Ann Robinson reviews the latest research from the top medical journals
The challenge of change
Residents of nursing homes who are living with advanced dementia are often prescribed antibiotics for possible urinary or chest infections despite a lack of evidence of infection or a clear rationale. This pragmatic cluster trial of 426 nursing home residents with advanced dementia found that a multicomponent intervention reduced the use of chest x rays compared with the control arm, but otherwise had no significant impact on management. Healthcare professionals were given pocket cards with communication tips, management flowcharts, feedback on their prescribing, in-person seminars, and online courses. Relatives of patients got a booklet. All this effort was associated with a non-significant reduction in antibiotic prescribing and no change in unwarranted initiation of antibiotics, catheterisations, blood tests, and hospital admissions. “Comfort” is the most common goal of treatment for this group of people, and intrusive testing and treatment can cause discomfort and harm. But this study shows just how hard it is to change entrenched medical practice.
mRNA covid-19 vaccines work well in patients with cirrhosis
Do covid-19 vaccines work among patients with cirrhosis, who often have impaired immune responses to vaccines and who were excluded from phase III clinical trials? This retrospective cohort study of over 20 000 US veterans with cirrhosis compared with a propensity-matched control group found that the vaccines worked well: a single dose of the Pfizer or Moderna (mRNA) vaccine was associated with a 64.8% reduction in covid infections and a 100% reduction in covid related hospitalisation or death after 28 days in both compensated and, to a lesser extent, decompensated cirrhosis. The second jab was associated with a 78.6% reduction in infections and 100% reduction in covid hospitalisation or death after seven days. The vaccinated and unvaccinated controls may not have been as well matched as the researchers had hoped, especially in terms of their covid exposure risk and frequency of PCR testing. But the timing of the study was good; it was done when there were still comparable numbers of vaccinated people and controls, whereas now it would be a struggle to find enough unvaccinated controls.
Room for optimism in chronic GVHD?
Chronic graft versus host disease (GVHD) is a major and distressing complication after allogeneic stem cell transplantation. Steroids (glucocorticoids) are usually prescribed, but either stop working or require constant use (with the attendant side effects) in around half of all cases. Good evidence about alternatives is lacking. This phase III open-label randomised trial into ruxolitinib—a protein kinase inhibitor targeting Janus kinase subtypes 1 and 2 that is used in myeloproliferative disorders and has been found to have some effect against GVHD—is welcome. Overall response at week 24 was greater in the ruxolitinib group than in the control group. The ruxolitinib group had longer median failure-free survival (>18.6 months v 5.7 months). The most common adverse effect was thrombocytopenia (15.2% in the ruxolitinib group, 10.1% in the control group) and anaemia (12.7% and 7.6% respectively). The incidence of cytomegalovirus infections and reactivations was similar in the two groups. More work is needed, and ruxolitinib is unlikely to be a panacea (hard-to-treat GVHD in liver and lungs showed little response), but it may offer some respite for patients who have already been through so much.

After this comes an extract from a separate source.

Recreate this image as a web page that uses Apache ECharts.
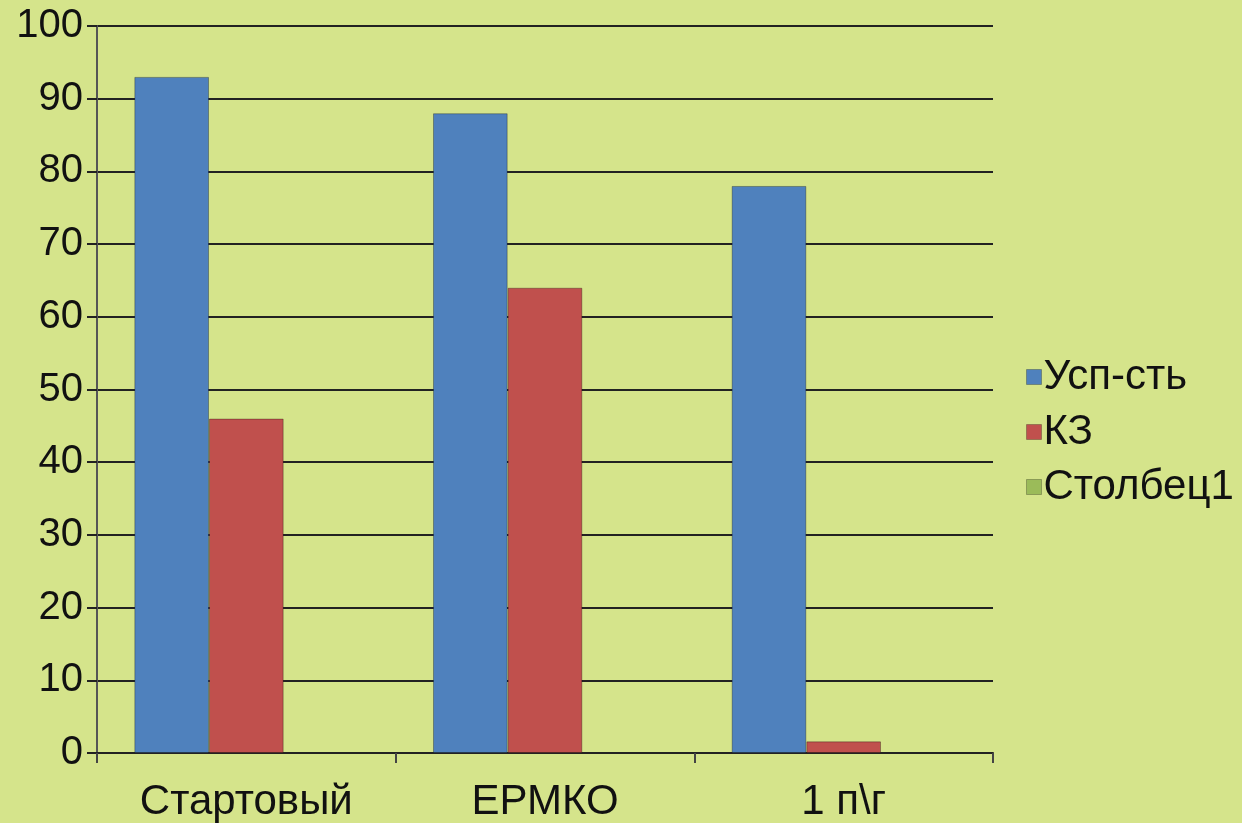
<!DOCTYPE html>
<html>
<head>
<meta charset="utf-8">
<script src="https://cdn.jsdelivr.net/npm/echarts@6/dist/echarts.min.js"></script>
<style>
html,body{margin:0;padding:0;background:#d5e48b;}
#chart{width:1242px;height:823px;}
</style>
</head>
<body>
<div id="chart"></div>
<script>
const categories = ['Стартовый', 'ЕРМКО', '1 п\\г'];
const seriesNames = ['Усп-сть', 'КЗ', 'Столбец1'];
const uspValues = [93, 88, 78];
const kzValues = [46, 64, 1.6];
const stolbecValues = [null, null, null];
const yTicks = [0, 10, 20, 30, 40, 50, 60, 70, 80, 90, 100];

const colors = ['#4f81bd', '#c0504d', '#9bbb59'];
const font = '"Liberation Sans", "DejaVu Sans", sans-serif';

const chart = echarts.init(document.getElementById('chart'));
const barStyle = c => ({ color: c, borderColor: 'rgba(0,0,0,0.3)', borderWidth: 1 });

chart.setOption({
  backgroundColor: '#d5e48b',
  animation: false,
  color: colors,
  grid: { left: 97, right: 249, top: 26, bottom: 69, containLabel: false },
  legend: {
    orient: 'vertical',
    left: 1021,
    top: 351,
    itemWidth: 15,
    itemHeight: 15,
    itemGap: 13,
    icon: 'rect',
    data: seriesNames,
    textStyle: { fontSize: 42, fontFamily: font, color: '#111', padding: [0, 0, 0, -3] },
    itemStyle: { borderColor: 'rgba(0,0,0,0.25)', borderWidth: 1 }
  },
  xAxis: {
    type: 'category',
    data: categories,
    boundaryGap: true,
    axisLine: { show: true, lineStyle: { color: '#222', width: 2 } },
    axisTick: { show: true, length: 10, lineStyle: { color: '#444', width: 2 } },
    axisLabel: { fontSize: 42, fontFamily: font, color: '#111', margin: 28 }
  },
  yAxis: {
    type: 'value',
    min: 0,
    max: 100,
    interval: 10,
    axisLine: { show: true, lineStyle: { color: '#555', width: 2 } },
    axisTick: { show: true, length: 10, lineStyle: { color: '#222', width: 2 } },
    axisLabel: { fontSize: 40, fontFamily: font, color: '#111', margin: 14,
      padding: [9, 0, 0, 0],
      formatter: v => yTicks.includes(v) ? String(v) : '' },
    splitLine: { show: true, lineStyle: { color: '#222', width: 2 } }
  },
  series: [
    { name: seriesNames[0], type: 'bar', data: uspValues, barGap: '0%', barCategoryGap: '25%', itemStyle: barStyle(colors[0]) },
    { name: seriesNames[1], type: 'bar', data: kzValues, barGap: '0%', barCategoryGap: '25%', itemStyle: barStyle(colors[1]) },
    { name: seriesNames[2], type: 'bar', data: stolbecValues, barGap: '0%', barCategoryGap: '25%', itemStyle: barStyle(colors[2]) }
  ]
});
</script>
</body>
</html>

Safe delivery of small babies
Is iatrogenic delivery (early induction of labour or caesarean before labour) warranted in fetal growth restriction? It’s tricky because the aim is to minimise the increased risk of stillbirth associated with fetal growth restriction against the known harms of early delivery such as neurodevelopmental and educational delay. In addition, detection of fetal growth restriction is far from perfect, with over half of suspected cases turning out to have normal growth. This interesting, large, exploratory Australian retrospective cohort study found that infants who were severely small for gestational age, with a birth weight below the third centile, who were appropriately delivered early for suspected fetal growth restriction had poorer developmental outcomes when they started primary school. They had poorer educational outcomes compared with children with the same degree of growth restriction at birth who had not been suspected of having fetal growth restriction. This study raises lots of questions: data on maternal factors that may affect a child’s development (such as smoking, alcohol use, drug use, and obesity) were lacking, as were details about the causes of being small for gestational age. But the finding that such infants who were delivered early had poorer school outcomes suggests that iatrogenic prematurity may be harmful in itself. Delaying delivery to 38 weeks and early childhood interventions to improve neurocognitive function in this high risk group could help.
Does anyone still think that remdesivir or hydroxychloroquine is particularly helpful in the treatment of covid-19? The WHO Solidarity trial showed no effect on mortality, and this Norwegian add-on (NOR-Solidarity), which included biobank data and three months of clinical follow-up, found no significant differences in mortality, degree of respiratory failure, or inflammatory markers between those given remdesivir, hydroxychloroquine, or standard care. There was no placebo arm, and numbers were small (a total of 185 participants), but it surely represents yet another nail in this particular coffin.